The nuclear deterrent is not intended to deter terrorists. The UK has policies and capabilities to deal with the wide range of threats we currently face or might face in the future. Our nuclear deterrent is there to deter the most extreme threats to our national security and way of life, which cannot be done by other means.
Myth 2. The money spent maintaining a nuclear deterrent would otherwise be invested in our conventional capabilities.
Nuclear weapons remain a necessary element of the capability we need to deter the most extreme threats. Conventional forces cannot deliver the same deterrent effect.
Myth 3. Submarines could become vulnerable to new technological developments such as underwater drones or cyber attack.
We believe it is unlikely there will be any radical technological breakthrough which might diminish the current advantages of the submarine over potential anti-submarine systems.
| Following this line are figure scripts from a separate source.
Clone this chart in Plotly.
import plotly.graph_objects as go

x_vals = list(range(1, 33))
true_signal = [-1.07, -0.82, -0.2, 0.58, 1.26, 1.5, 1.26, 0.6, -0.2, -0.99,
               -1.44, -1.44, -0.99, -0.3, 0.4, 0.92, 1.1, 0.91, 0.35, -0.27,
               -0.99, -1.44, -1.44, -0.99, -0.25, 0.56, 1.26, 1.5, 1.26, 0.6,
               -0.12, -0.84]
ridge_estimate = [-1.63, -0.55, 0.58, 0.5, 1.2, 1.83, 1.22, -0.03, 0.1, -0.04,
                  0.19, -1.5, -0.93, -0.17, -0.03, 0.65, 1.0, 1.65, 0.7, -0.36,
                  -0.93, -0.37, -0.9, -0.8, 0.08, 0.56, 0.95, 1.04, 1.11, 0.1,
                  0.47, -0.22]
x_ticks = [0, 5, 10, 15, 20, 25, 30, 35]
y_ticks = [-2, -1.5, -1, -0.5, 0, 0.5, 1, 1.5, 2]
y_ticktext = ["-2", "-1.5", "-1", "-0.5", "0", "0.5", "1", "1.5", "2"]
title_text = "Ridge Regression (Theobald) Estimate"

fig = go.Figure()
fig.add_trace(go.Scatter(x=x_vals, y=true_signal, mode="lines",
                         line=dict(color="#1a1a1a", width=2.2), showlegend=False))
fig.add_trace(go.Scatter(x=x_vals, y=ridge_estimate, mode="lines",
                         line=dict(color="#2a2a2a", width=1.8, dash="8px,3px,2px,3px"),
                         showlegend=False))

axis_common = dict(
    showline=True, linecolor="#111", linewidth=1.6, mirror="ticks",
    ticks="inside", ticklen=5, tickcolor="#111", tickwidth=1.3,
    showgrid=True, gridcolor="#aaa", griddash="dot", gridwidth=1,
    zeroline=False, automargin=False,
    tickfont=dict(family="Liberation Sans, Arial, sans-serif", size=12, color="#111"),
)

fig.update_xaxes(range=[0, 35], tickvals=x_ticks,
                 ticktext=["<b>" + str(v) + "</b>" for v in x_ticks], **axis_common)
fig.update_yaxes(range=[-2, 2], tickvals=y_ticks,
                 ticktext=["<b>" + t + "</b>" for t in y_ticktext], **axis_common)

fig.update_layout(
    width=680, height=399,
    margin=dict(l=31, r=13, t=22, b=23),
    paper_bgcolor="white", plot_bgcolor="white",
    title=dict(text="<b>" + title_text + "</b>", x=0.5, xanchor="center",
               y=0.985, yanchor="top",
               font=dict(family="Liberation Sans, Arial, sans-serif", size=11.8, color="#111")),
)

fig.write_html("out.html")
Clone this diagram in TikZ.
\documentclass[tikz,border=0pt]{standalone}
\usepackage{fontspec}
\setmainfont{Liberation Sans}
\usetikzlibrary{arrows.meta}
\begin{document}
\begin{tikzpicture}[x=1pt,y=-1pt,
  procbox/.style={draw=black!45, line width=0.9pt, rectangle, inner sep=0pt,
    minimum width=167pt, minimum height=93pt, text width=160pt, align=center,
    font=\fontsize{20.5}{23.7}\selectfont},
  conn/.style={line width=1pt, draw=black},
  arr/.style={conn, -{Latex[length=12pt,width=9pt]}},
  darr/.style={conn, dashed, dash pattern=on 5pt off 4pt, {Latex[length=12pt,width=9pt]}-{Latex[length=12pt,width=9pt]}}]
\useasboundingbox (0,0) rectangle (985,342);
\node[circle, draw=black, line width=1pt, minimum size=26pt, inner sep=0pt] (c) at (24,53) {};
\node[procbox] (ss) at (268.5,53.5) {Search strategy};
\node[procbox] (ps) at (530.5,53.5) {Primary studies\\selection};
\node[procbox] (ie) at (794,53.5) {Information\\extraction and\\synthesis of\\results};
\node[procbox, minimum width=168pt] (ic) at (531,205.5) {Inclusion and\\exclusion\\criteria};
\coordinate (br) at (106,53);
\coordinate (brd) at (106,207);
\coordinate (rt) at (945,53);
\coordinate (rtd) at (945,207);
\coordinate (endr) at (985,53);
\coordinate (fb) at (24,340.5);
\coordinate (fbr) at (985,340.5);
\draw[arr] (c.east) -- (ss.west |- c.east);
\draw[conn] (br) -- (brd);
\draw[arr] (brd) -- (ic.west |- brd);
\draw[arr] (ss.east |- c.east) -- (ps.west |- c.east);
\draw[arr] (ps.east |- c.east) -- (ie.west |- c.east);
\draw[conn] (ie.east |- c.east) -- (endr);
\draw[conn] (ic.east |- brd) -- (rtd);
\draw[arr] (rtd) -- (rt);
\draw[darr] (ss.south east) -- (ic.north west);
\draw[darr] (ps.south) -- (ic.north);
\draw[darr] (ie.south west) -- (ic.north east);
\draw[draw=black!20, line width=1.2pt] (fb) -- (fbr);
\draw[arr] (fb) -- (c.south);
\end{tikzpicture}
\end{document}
In any event, we judge that a submarine will remain by far the least vulnerable of all the platform options.
Myth 4. Replacing Trident is illegal.
Maintaining a minimum nuclear deterrent is fully consistent with all our international legal obligations, including those under the Nuclear non-Proliferation Treaty.
Discussion point 1. The UK does not require a nuclear deterrent as we are already protected by the US nuclear deterrent.
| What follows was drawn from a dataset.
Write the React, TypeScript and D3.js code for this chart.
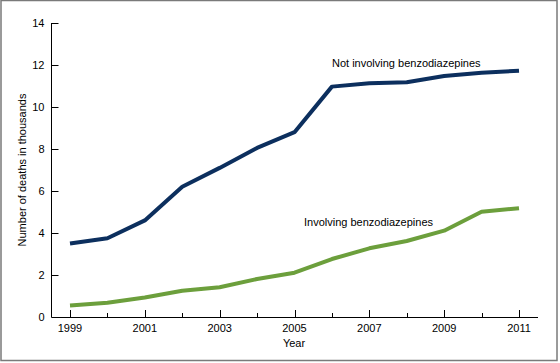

A potential adversary might miscalculate the degree of US commitment to the defence and security of Europe. An independent deterrent provides the assurance that it can be used to deter attacks on our vital interests. An independent centre of nuclear decision making in the UK also reinforces the overall deterrent effect of allied nuclear forces and thus enhances our security and that of NATO allies.
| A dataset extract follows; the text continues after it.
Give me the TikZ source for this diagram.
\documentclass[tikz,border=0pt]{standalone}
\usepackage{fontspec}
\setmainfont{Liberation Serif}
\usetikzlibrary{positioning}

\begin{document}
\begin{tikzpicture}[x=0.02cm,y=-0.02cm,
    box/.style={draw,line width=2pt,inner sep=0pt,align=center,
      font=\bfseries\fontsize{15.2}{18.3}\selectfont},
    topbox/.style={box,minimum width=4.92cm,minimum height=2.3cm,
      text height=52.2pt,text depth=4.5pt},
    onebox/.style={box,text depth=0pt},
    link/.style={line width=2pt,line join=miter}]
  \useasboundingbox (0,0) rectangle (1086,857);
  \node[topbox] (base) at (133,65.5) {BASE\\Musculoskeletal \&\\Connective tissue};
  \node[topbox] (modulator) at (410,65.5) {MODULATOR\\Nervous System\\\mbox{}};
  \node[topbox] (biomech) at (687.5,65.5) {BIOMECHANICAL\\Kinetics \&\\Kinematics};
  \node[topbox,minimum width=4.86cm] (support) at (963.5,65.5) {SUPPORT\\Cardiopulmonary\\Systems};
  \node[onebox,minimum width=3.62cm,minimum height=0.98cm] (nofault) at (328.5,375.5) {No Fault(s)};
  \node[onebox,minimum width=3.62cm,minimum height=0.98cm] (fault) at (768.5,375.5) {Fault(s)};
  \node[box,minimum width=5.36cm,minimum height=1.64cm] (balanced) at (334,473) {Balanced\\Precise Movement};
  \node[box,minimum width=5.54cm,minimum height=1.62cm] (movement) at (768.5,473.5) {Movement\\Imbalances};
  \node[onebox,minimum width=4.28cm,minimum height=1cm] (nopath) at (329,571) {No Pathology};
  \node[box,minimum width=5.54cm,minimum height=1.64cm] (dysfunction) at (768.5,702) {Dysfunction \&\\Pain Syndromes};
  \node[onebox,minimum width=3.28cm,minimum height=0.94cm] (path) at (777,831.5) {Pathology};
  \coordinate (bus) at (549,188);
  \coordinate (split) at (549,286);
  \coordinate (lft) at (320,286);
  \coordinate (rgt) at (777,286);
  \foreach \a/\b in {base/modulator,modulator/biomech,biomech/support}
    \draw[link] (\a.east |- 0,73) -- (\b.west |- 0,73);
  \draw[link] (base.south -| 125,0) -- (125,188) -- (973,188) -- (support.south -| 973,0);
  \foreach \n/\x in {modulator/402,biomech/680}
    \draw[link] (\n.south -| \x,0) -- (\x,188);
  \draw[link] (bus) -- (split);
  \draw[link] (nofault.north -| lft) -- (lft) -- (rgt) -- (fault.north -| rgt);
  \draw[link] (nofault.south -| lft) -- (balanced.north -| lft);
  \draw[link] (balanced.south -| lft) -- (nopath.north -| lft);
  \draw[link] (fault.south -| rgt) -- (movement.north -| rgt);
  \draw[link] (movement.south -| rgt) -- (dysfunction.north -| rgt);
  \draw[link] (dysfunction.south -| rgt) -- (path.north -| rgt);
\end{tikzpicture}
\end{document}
Discussion point 2. All the UK needs is a dormant nuclear weapons capability, from which we could re-establish a deterrent if and when specific threats emerge.
Any UK decision to give up an active credible nuclear deterrent system would, for political and cost reasons, be extremely difficult to reverse. In practice, the timeframe for re-establishing a credible minimum deterrent would probably be longer than the likely warning of any change in intent of an established nuclear power or any covert programme elsewhere to develop nuclear weapons. Also, any move from a dormant programme towards an active one could be seen as escalatory, and thus potentially destabilising, in a crisis.
Discussion point 3. We don’t need a continuous deterrent.
If we ceased continuous deterrent patrols, we could be deterred or prevented from deploying a nuclear submarine in a crisis. This is by far the least vulnerable of the platform options.
Discussion point 4. We could make do with an aircraft delivered system.
Short and medium range aircraft operating from the UK or overseas, or short or medium range land based missiles, do not provide an assured deterrent on the grounds that these options lack sufficient range. Even aircraft launched from aircraft carriers would not meet our range criteria. Furthermore, these options would be vulnerable to pre-emptive attacks, or to interception by air defence systems whilst in the air.